The largest quilt in this show, "Zinnia," 2010, measures 88 inches x 211 inches. Its bright colors and large size, depicting overlapping Zinnia heads, make a dramatic impact upon encounter. Created from hand-dyed cotton, sateen, paint and ink, it is hand-appliqued and hand-quilted. With no background, each indiviual flower head is stitched on to another, as in a collage, in colors of orange, yellow, celery green, red and magenta, sprinkled over-all with turquoise dots representing floating pollen. Because of its large size, Ms. Newman worked on one half of the quilt at a time, then brought it to a local quilt store to stitch the final piece together. The quilt won the QUILTS JAPAN prize at Visions 2010.
"Six Pears," 2004, created with hand-dyed cotton, paint, resist and ink, was hand-appliqued and hand-quilted. It celebrates charteuse, one of Ms. Newman's favorite colors. The background quilting was created using a stencil of the word "pears," which was stipple quilted to add texture. She explained that although she prefers to hand stitch, that sometimes it is not efficient for the required time or the look she is hoping to achieve, which is why she only completes about one project a year. She always uses hand stitching when she wants to achieve a 'soft' appearance on fruit and flowers, as in this piece.
"Sea Shells," 2002, (60 x 142), was made with hand-dyed cotton, sateen, paint and ink, then hand-and machine stitched. This quilt is a tribute to the beach and Ms. Newman's fascination with shells. Although it depicts a variety of overlapping shells in different shapes, colors and with different patterns, the colors are all soft and harmonious. A bright blue on the bottom that might suggest the color of the ocean offers a pleasing contrast.
"Baskets," 2000, the only small quilt in the show, was made with cotton canvas, acrylic paint and ink, machine-stitched and quilted. Each of the individual baskets was created separately and top-stitched into place. The artist machine-stitched this quilt and others that depict shells and baskets to create the subjects' "hard" edges.

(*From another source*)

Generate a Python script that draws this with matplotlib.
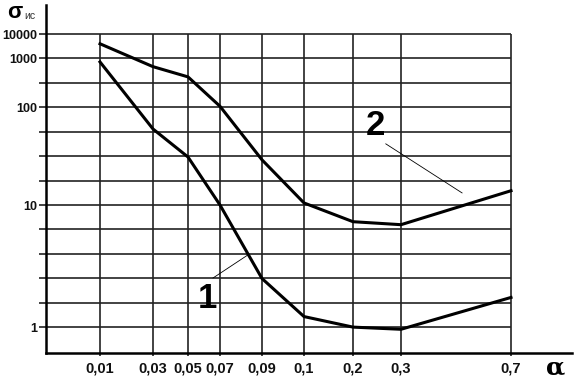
import numpy as np
import matplotlib

matplotlib.use('Agg')
import matplotlib.pyplot as plt

plt.rcParams['font.family'] = ['Liberation Sans', 'DejaVu Sans']

# alpha values on the x axis (printed with a decimal comma)
alpha = [0.01, 0.03, 0.05, 0.07, 0.09, 0.1, 0.2, 0.3, 0.7]
alpha_labels = ['0,01', '0,03', '0,05', '0,07', '0,09', '0,1', '0,2', '0,3', '0,7']

# sigma_ic
curve_1 = [850, 60, 31, 10, 2.5, 1.22, 1.0, 0.96, 1.75]
curve_2 = [4000, 680, 420, 105, 29, 10.5, 7.3, 6.9, 14]

y_labels = [1, 10, 100, 1000, 10000]

# layout of the hand-drawn scales: where each alpha / each decade sits
alpha_pos = [100, 153, 188, 220, 262, 304, 353, 401, 511]
decade_pos = [0, 5, 9, 11, 12]


def piecewise(x, xp, fp):
    x = np.atleast_1d(np.asarray(x, dtype=float))
    y = np.interp(x, xp, fp)
    lo = x < xp[0]
    hi = x > xp[-1]
    y[lo] = fp[0] + (x[lo] - xp[0]) * (fp[1] - fp[0]) / (xp[1] - xp[0])
    y[hi] = fp[-1] + (x[hi] - xp[-1]) * (fp[-1] - fp[-2]) / (xp[-1] - xp[-2])
    return y


def x_fwd(a):
    return piecewise(a, alpha, alpha_pos)


def x_inv(p):
    return piecewise(p, alpha_pos, alpha)


def y_fwd(v):
    with np.errstate(divide='ignore', invalid='ignore'):
        lv = np.log10(np.asarray(v, dtype=float))
    return piecewise(lv, [0, 1, 2, 3, 4], decade_pos)


def y_inv(p):
    return 10 ** piecewise(p, decade_pos, [0, 1, 2, 3, 4])


fig = plt.figure(figsize=(5.79, 3.79), dpi=100)
ax = fig.add_axes([46 / 579, 26 / 379, 526 / 579, 348 / 379])
ax.set_xscale('function', functions=(x_fwd, x_inv))
ax.set_yscale('function', functions=(y_fwd, y_inv))
ax.set_xlim(x_inv(46)[0], x_inv(572)[0])
ax.set_ylim(y_inv(-1.06)[0], y_inv(13.19)[0])

grid_vals = y_inv(np.arange(0, 13))
grid_col = '#222222'
ax.hlines(grid_vals, ax.get_xlim()[0], alpha[-1], color=grid_col, lw=1.2, zorder=1)
ax.vlines(alpha, ax.get_ylim()[0], y_labels[-1], color=grid_col, lw=1.2, zorder=1)

ax.plot(alpha, curve_1, color='black', lw=2.2, solid_joinstyle='round', zorder=3)
ax.plot(alpha, curve_2, color='black', lw=2.2, solid_joinstyle='round', zorder=3)

for s in ['top', 'right']:
    ax.spines[s].set_visible(False)
for s in ['left', 'bottom']:
    ax.spines[s].set_linewidth(1.8)

ax.set_xticks(alpha, alpha_labels, fontsize=10.5, fontweight='bold')
ax.set_yticks(y_labels, [str(v) for v in y_labels], fontsize=9, fontweight='bold')
ax.set_yticks([v for v in grid_vals if round(np.log10(v), 6) % 1 != 0], minor=True)
ax.tick_params(axis='x', length=2.5, width=1.2, color=grid_col, pad=3.5, labelcolor='#111111')
ax.tick_params(axis='y', which='both', length=5, width=1.2, color=grid_col, pad=1.5,
               labelcolor='#111111')
ax.yaxis.set_minor_formatter(plt.NullFormatter())

# curve numbers with thin leader lines
ax.text(0.306, 0.158, '1', transform=ax.transAxes, fontsize=25, fontweight='bold',
        ha='center', va='center')
ax.plot([0.3175, 0.384], [0.2155, 0.282], transform=ax.transAxes, color='black', lw=0.6)
ax.text(0.627, 0.655, '2', transform=ax.transAxes, fontsize=25, fontweight='bold',
        ha='center', va='center')
ax.plot([0.646, 0.791], [0.601, 0.460], transform=ax.transAxes, color='black', lw=0.6)

# axis names
fig.text(15 / 579, 1 - 12 / 379, 'σ', fontsize=16, fontweight='bold', ha='center', va='center')
fig.text(24 / 579, 1 - 16 / 379, 'ис', fontsize=7.5, color='#333333', ha='left', va='center')
fig.text(556 / 579, 1 - 367 / 379, 'α', fontsize=18, fontweight='bold', ha='center',
         va='center', family='DejaVu Serif')

fig.savefig('out.png', dpi=100)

Two of the show's quilts take fish as their subject matter. Ms. Newman enjoyed sport fishing with her husband, so fish as a theme was a natural. "Bass: In Your Dreams!", 1999, (79 x 86), uses hand-dyed kona cotton, paint, ink and metal thread and was hand-appliqued and hand-quilted. In order to create the illusion of fish in water, after completing the top part of the quilt, Ms. Newman taped the fabric to a piece of plywood and poured turquoise paint to drip down it from above. "Catch of the Day," 1998, made of hand-dyed cotton, paint and ink, hand-appliqued and hand-quilted, has an interesting origin story. It was made for the WOMEN OF TASTE project in 2000, which paired female chefs with artists around the country to produce a quilt based on a chef's life. This one was based on Elizabeth Terry of Savannah, whose restaurant's name, "Elizabeth on 37th," was subtly embroidered on the quilt's surface, and at which Ms. Newman enjoyed many wonderful fish dishes. This quilt was part of a collection of quilts that was selected as a traveling exhibit by the Smithsonian and toured the country for three years.
"Wings," 1994, (62 x 180), was created specifically upon invitation to participate in an exhibition of quilts at the Ohio Designer Craftsman Museum in Columbus, Ohio. Made with silks, cottons, batiks, paint and ink, hand-and machine-quilted, it depicts colorful butterflies, including one that is a bright purple-blue and another in orange. A polka-dot border cleverly echoes spots on some of the butterflies. A portion of one butterfly goes below the quilt's lower right border, an unusual effect.
And last but hardly least is "Sun-Kissed," 1997 (65 x 168), also an unusually large piece. Made of hand-dyed cotton, paint and ink, hand-appliqued and hand-quilted, it depicts a plethora of fruits, including lemons, pears, grapefruits, cherries, peaches, pomegranite, cantalope, figs, blueberries and orange slices, with decorative leaves and tendrils, all set against a deep blue background. This quilt ws inspired by Ms. Newman having grown up in an agricultural community in southern California. She remembers enjoying seeing a rich variety of fruits and vegetables at supermarkets she visited with her mother. The quilt's title refers to the labels on some of the old fruit boxes. Her use of such a long horizontal layout was innovative but also problematic at the time as most quilt shows had size limitations.
Ms. Newman's creative career has spanned over 20 years. She is the author of several books, including A Workshop with Velda Newman. It suggests how to design interesting quilts taking inspiration from nature and provides advice on different techniques such as shape and texture stitching and how to use paint and watercolor pencils, and offers tips for working with different mediums. Ms. Newman also gives lectures and conducts classes around the U.S., the next two in Pine Mountain, Georgia in September and another in Lake Tahoe, California in November.